Gordillo’s fall from grace was held up as proof that the incoming president, Enrique Peña Nieto, was serious about pursuing corruption. It also conveniently cleared the way for education reforms that had been fiercely opposed by her union. Five years later, Gordillo has emerged on the public stage again – and this time she appears poised to assist none other than Peña Nieto, whose Institutional Revolutionary party (PRI) trails in the polls for the July 2018 presidential elections. Gordillo was released from prison last week and transferred to her penthouse in the capital’s posh Polanco district. That same day the PRI forged an electoral alliance with the New Alliance (Panal), a small party previously controlled by Gordillo and the National Education Workers Union (SNTE).

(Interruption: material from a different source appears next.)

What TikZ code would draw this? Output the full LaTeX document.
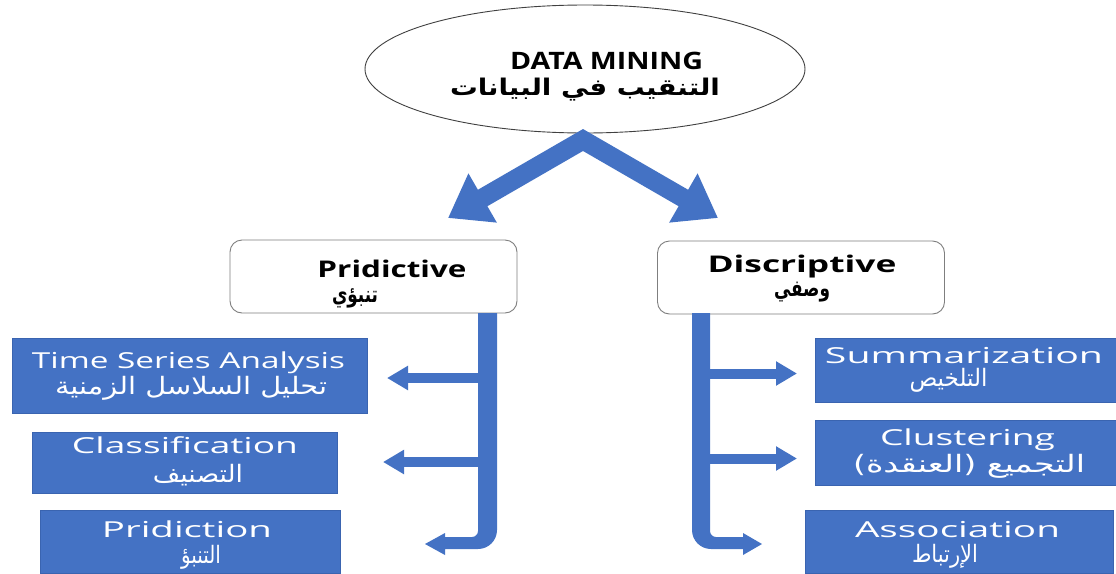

“This is how the administration started: the arrest was trumpeted as a great blow against corruption,” tweeted Max Kaiser, director of anti-corruption research at the Mexican Institute for Competitiveness, a thinktank. “This is how the administration ends. It was all a show, nothing but fanfare. There was no heavy hand. To the contrary, impunity was the hallmark of the administration.”
Gordillo’s release has again highlighted the political heft of Mexico’s teachers, who often assume the role of authority figures in remote regions and exert a strong influence at election time.
“When the polling stations are in public schools, it’s teachers who run them – and there is a premium: a few points in favour of [the party they are supporting],” said Federico Estévez, a political science professor at the Autonomous Technological Institute of Mexico.
“It was political promiscuity. The union got into bed with whatever party got into power,” said Ilán Semo, a historian at the Iberoamerican University. “They threw her in prison to make it clear that what she had done was no longer to be tolerated.”